■ TASK DETAILS
Exactly as written, retype the listing below, omitting the pictures.

———

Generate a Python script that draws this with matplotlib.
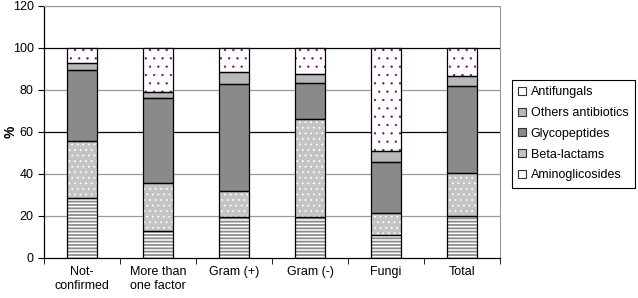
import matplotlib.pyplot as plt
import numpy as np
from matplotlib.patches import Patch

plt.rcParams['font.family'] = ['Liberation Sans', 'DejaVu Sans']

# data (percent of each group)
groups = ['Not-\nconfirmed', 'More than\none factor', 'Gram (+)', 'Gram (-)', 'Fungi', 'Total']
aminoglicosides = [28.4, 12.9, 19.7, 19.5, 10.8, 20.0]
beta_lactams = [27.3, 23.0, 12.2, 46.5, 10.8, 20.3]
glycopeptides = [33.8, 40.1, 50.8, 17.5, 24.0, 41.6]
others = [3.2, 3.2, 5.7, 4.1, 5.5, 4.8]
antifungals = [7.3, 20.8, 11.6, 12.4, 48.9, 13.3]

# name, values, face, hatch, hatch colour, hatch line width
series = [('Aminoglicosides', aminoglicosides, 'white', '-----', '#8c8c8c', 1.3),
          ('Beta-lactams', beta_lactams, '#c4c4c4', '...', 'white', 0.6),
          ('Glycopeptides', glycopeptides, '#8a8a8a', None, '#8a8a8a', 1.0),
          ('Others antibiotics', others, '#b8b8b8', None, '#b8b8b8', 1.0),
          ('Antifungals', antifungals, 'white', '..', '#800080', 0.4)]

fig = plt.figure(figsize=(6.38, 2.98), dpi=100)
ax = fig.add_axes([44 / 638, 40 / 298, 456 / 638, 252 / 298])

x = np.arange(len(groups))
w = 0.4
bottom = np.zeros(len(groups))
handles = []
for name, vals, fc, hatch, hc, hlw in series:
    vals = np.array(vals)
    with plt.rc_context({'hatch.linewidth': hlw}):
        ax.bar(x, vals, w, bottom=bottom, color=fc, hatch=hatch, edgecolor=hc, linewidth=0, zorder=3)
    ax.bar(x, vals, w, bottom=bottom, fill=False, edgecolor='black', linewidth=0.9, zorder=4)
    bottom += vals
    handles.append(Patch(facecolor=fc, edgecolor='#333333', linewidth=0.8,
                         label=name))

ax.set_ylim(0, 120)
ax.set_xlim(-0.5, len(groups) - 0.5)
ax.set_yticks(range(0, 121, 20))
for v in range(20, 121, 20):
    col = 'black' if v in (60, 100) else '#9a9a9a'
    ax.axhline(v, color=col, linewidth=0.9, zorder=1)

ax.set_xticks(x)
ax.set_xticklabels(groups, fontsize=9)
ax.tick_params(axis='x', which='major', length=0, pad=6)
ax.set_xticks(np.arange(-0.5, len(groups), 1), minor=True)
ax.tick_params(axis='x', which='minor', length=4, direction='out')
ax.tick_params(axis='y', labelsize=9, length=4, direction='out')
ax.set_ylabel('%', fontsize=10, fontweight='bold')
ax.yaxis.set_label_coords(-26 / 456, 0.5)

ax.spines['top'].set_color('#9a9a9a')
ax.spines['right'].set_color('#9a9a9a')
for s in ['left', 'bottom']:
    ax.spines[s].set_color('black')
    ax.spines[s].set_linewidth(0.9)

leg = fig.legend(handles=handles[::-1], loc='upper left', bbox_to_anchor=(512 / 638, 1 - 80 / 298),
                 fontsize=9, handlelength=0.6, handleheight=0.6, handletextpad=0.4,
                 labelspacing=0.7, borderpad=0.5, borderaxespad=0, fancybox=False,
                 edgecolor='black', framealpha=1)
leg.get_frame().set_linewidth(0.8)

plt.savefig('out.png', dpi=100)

———

■ FINISHED TASK
Generate a Python script that draws this with matplotlib.
import matplotlib.pyplot as plt
import numpy as np
from matplotlib.patches import Patch

plt.rcParams['font.family'] = ['Liberation Sans', 'DejaVu Sans']

# data (percent of each group)
groups = ['Not-\nconfirmed', 'More than\none factor', 'Gram (+)', 'Gram (-)', 'Fungi', 'Total']
aminoglicosides = [28.4, 12.9, 19.7, 19.5, 10.8, 20.0]
beta_lactams = [27.3, 23.0, 12.2, 46.5, 10.8, 20.3]
glycopeptides = [33.8, 40.1, 50.8, 17.5, 24.0, 41.6]
others = [3.2, 3.2, 5.7, 4.1, 5.5, 4.8]
antifungals = [7.3, 20.8, 11.6, 12.4, 48.9, 13.3]

# name, values, face, hatch, hatch colour, hatch line width
series = [('Aminoglicosides', aminoglicosides, 'white', '-----', '#8c8c8c', 1.3),
          ('Beta-lactams', beta_lactams, '#c4c4c4', '...', 'white', 0.6),
          ('Glycopeptides', glycopeptides, '#8a8a8a', None, '#8a8a8a', 1.0),
          ('Others antibiotics', others, '#b8b8b8', None, '#b8b8b8', 1.0),
          ('Antifungals', antifungals, 'white', '..', '#800080', 0.4)]

fig = plt.figure(figsize=(6.38, 2.98), dpi=100)
ax = fig.add_axes([44 / 638, 40 / 298, 456 / 638, 252 / 298])

x = np.arange(len(groups))
w = 0.4
bottom = np.zeros(len(groups))
handles = []
for name, vals, fc, hatch, hc, hlw in series:
    vals = np.array(vals)
    with plt.rc_context({'hatch.linewidth': hlw}):
        ax.bar(x, vals, w, bottom=bottom, color=fc, hatch=hatch, edgecolor=hc, linewidth=0, zorder=3)
    ax.bar(x, vals, w, bottom=bottom, fill=False, edgecolor='black', linewidth=0.9, zorder=4)
    bottom += vals
    handles.append(Patch(facecolor=fc, edgecolor='#333333', linewidth=0.8,
                         label=name))

ax.set_ylim(0, 120)
ax.set_xlim(-0.5, len(groups) - 0.5)
ax.set_yticks(range(0, 121, 20))
for v in range(20, 121, 20):
    col = 'black' if v in (60, 100) else '#9a9a9a'
    ax.axhline(v, color=col, linewidth=0.9, zorder=1)

ax.set_xticks(x)
ax.set_xticklabels(groups, fontsize=9)
ax.tick_params(axis='x', which='major', length=0, pad=6)
ax.set_xticks(np.arange(-0.5, len(groups), 1), minor=True)
ax.tick_params(axis='x', which='minor', length=4, direction='out')
ax.tick_params(axis='y', labelsize=9, length=4, direction='out')
ax.set_ylabel('%', fontsize=10, fontweight='bold')
ax.yaxis.set_label_coords(-26 / 456, 0.5)

ax.spines['top'].set_color('#9a9a9a')
ax.spines['right'].set_color('#9a9a9a')
for s in ['left', 'bottom']:
    ax.spines[s].set_color('black')
    ax.spines[s].set_linewidth(0.9)

leg = fig.legend(handles=handles[::-1], loc='upper left', bbox_to_anchor=(512 / 638, 1 - 80 / 298),
                 fontsize=9, handlelength=0.6, handleheight=0.6, handletextpad=0.4,
                 labelspacing=0.7, borderpad=0.5, borderaxespad=0, fancybox=False,
                 edgecolor='black', framealpha=1)
leg.get_frame().set_linewidth(0.8)

plt.savefig('out.png', dpi=100)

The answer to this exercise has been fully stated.